__What is being asked__:
Extract the first line through the line containing "peak_height = 3.2" from the listing below, exactly as written.

((

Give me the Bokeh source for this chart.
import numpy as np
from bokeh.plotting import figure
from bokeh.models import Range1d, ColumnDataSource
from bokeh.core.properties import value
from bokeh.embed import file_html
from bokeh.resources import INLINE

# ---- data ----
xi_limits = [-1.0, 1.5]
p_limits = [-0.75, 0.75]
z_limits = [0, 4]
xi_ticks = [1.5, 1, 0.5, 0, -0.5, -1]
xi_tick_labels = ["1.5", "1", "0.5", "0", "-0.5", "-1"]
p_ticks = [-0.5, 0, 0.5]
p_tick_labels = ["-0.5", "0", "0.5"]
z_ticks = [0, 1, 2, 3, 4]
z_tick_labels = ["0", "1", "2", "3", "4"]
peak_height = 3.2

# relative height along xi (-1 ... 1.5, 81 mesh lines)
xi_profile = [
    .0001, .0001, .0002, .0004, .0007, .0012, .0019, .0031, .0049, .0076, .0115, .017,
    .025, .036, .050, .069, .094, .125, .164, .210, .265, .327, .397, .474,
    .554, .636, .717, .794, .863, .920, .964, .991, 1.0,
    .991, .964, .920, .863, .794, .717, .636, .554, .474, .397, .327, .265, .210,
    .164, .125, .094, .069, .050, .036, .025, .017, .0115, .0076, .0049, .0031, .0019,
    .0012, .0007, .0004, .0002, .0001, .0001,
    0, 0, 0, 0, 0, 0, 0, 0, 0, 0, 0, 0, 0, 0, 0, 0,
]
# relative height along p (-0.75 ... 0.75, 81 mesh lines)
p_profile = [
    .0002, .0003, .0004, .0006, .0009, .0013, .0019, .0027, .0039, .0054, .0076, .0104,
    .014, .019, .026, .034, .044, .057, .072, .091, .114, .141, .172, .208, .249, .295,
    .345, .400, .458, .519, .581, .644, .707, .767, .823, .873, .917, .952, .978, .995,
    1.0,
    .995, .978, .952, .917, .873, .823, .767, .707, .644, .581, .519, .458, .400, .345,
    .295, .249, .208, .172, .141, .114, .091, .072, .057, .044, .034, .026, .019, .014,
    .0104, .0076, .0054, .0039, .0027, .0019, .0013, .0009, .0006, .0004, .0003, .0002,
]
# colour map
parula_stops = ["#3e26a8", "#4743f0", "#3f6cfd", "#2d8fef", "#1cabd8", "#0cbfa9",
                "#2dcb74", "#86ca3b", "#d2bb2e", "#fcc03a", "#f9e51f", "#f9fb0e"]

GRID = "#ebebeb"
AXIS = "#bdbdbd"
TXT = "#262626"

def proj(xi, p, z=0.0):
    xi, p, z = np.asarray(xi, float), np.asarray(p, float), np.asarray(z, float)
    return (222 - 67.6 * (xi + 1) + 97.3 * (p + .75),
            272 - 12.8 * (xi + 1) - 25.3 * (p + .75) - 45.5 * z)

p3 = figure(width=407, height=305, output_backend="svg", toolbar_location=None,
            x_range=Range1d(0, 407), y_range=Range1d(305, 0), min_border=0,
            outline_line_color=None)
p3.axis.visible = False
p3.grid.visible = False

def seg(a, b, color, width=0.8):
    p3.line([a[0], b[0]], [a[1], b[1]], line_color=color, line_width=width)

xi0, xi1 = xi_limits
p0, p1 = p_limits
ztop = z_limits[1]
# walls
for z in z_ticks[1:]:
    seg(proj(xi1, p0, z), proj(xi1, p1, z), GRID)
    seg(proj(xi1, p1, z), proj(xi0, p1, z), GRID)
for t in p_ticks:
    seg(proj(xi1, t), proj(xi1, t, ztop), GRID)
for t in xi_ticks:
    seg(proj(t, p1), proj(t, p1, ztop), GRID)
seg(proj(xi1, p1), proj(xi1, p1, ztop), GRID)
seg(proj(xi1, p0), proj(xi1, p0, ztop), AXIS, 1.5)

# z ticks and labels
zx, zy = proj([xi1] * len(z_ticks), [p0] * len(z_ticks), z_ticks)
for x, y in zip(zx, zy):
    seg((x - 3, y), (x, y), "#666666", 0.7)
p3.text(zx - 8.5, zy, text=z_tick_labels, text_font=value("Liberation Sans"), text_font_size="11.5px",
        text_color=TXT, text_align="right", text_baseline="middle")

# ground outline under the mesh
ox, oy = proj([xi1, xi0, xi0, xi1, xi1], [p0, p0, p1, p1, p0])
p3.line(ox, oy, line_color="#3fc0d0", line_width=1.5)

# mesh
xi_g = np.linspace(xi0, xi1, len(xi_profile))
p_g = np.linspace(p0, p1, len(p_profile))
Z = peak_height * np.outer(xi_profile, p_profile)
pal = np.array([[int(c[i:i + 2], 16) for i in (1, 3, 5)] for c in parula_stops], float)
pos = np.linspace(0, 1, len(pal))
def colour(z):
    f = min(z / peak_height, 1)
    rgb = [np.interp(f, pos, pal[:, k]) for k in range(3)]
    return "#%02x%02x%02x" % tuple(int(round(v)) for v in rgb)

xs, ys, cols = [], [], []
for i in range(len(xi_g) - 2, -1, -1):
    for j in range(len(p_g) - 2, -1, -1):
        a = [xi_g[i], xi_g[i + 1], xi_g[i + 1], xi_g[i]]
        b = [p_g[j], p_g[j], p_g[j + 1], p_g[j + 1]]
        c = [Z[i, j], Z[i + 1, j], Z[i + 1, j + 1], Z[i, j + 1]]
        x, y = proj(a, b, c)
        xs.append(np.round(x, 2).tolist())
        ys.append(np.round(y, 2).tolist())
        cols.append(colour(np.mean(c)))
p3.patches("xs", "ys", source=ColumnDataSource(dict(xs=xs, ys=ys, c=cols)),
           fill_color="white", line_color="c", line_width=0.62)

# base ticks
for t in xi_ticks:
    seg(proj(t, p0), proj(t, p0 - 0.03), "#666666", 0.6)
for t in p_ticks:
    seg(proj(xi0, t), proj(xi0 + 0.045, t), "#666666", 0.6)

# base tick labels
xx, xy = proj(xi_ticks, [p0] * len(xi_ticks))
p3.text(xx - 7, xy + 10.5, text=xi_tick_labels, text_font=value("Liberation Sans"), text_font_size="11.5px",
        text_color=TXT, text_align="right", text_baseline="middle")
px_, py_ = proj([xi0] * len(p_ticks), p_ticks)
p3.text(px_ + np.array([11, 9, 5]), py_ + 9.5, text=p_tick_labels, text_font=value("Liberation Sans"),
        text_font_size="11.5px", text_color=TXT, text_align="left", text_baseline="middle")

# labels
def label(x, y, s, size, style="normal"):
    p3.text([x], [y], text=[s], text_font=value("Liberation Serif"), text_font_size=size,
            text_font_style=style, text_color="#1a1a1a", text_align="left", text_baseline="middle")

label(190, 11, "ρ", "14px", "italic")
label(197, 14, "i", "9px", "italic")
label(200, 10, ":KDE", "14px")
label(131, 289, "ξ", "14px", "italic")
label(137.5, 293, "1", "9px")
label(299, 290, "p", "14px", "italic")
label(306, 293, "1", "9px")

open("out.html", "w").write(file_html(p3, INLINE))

))

__Solution for this problem__:
Give me the Bokeh source for this chart.
import numpy as np
from bokeh.plotting import figure
from bokeh.models import Range1d, ColumnDataSource
from bokeh.core.properties import value
from bokeh.embed import file_html
from bokeh.resources import INLINE

# ---- data ----
xi_limits = [-1.0, 1.5]
p_limits = [-0.75, 0.75]
z_limits = [0, 4]
xi_ticks = [1.5, 1, 0.5, 0, -0.5, -1]
xi_tick_labels = ["1.5", "1", "0.5", "0", "-0.5", "-1"]
p_ticks = [-0.5, 0, 0.5]
p_tick_labels = ["-0.5", "0", "0.5"]
z_ticks = [0, 1, 2, 3, 4]
z_tick_labels = ["0", "1", "2", "3", "4"]
peak_height = 3.2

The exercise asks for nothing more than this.